Dáil to hire Dundalk-English translator for Fitzer

The fittest TD in the Dáil will soon have a long overdue translator. Picture: Talk of the Town

An advertisement has been posted on the Oireachtas website for the position of translator for Louth TD Peter ‘Fitzer’ Fitzpatrick. Candidates must be fluent in the vagaries of mid-Louth and have a strong working knowledge of Dundalkese.

A Dáil spokesperson for staffing matters spoke to The Faa Side about the new position.

“The position is open to FETAC accredited translators of the Dundalk accent. While in theory Dundalk people use the same language, some people, myself included, just don’t understand what Deputy Fitzpatrick does be on about. It’s strange as I have no problem understanding Deputy Breathnach and sure Deputy Adams has only ever been in Dundalk when the Enterprise passes through or at the election count centre.

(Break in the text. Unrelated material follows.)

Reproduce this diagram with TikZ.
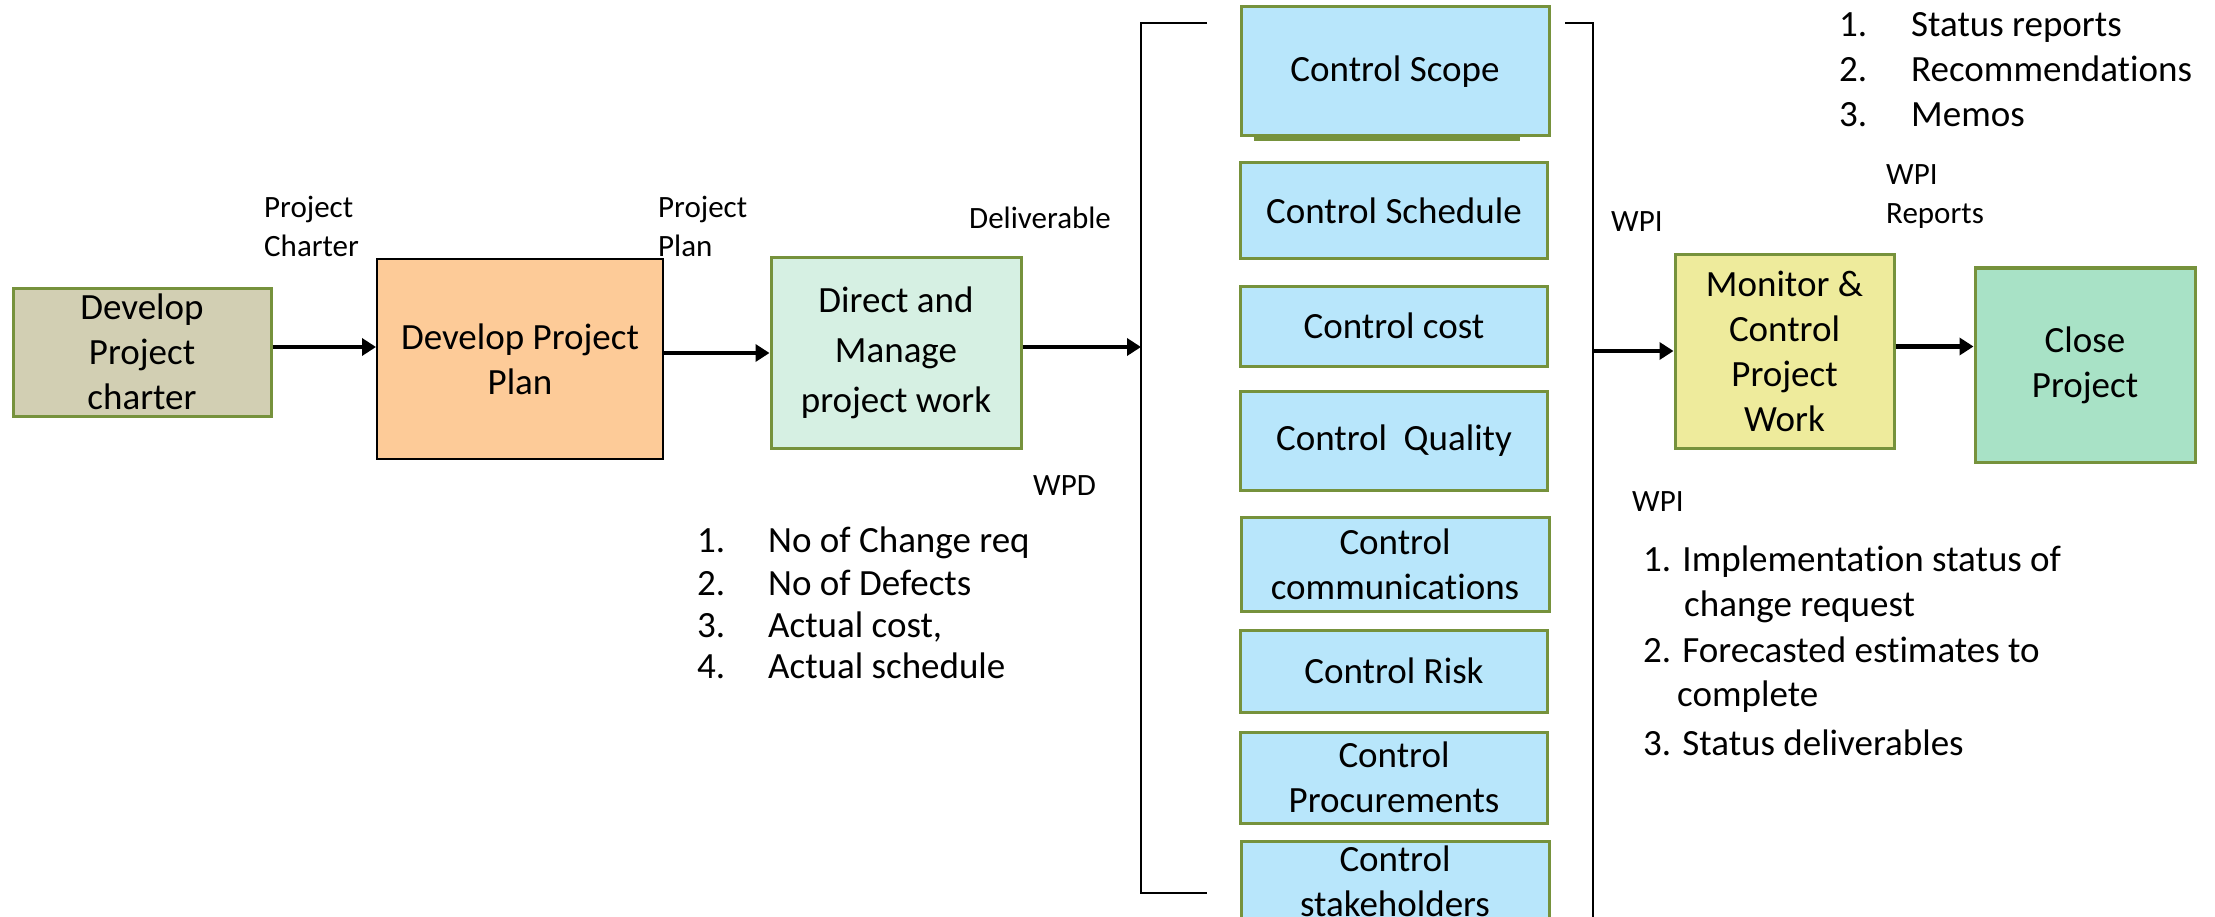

“The Deputy (Fitzpatrick) could have outlined the most brilliant plan for economic expansion since T.K. Whitaker but we just wouldn’t know it. We can’t take that chance this time around.

“Some people have a face for the radio, like Marty Morrissey, others have a voice for the written page, Fitzer would fall into this category. I’d imagine some school kids could develop an app that translates unintelligible people for the Young Scientist. With Fitzer and the Healy-Raes there’s definitely a gap in the market.”

textm Deputy Fitzpatrick did great work in the Dáil gym during the 31st Dáil, lifting all sorts of weights and doing the type of cardio workouts his constituents would be proud of. He also cozied up to the gun club lobby in what many fear to be a Trumpesque lurch to the far right. I guess we’ll only find out with the help of the new translator.

The position arose after the surprise re-election of Mr. Fitzpatrick in last month’s election, largely put down to his parish pumping of the north Louth GAA circuit and sending out thousands of unsolicited text messages to people in the Dundalk area begging for a vote. People responded to his plea as they were able to understand him in written form and of course, he was robbed by Martin Sludden and Smokin’ Joe Sheridan in the final of the 2010 Leinster Football Championship against Meath.

Applicants are advised to send in an application with a current photo of themselves. Standard industry rates apply. Family members may not be hired, but since when is that rule taken seriously?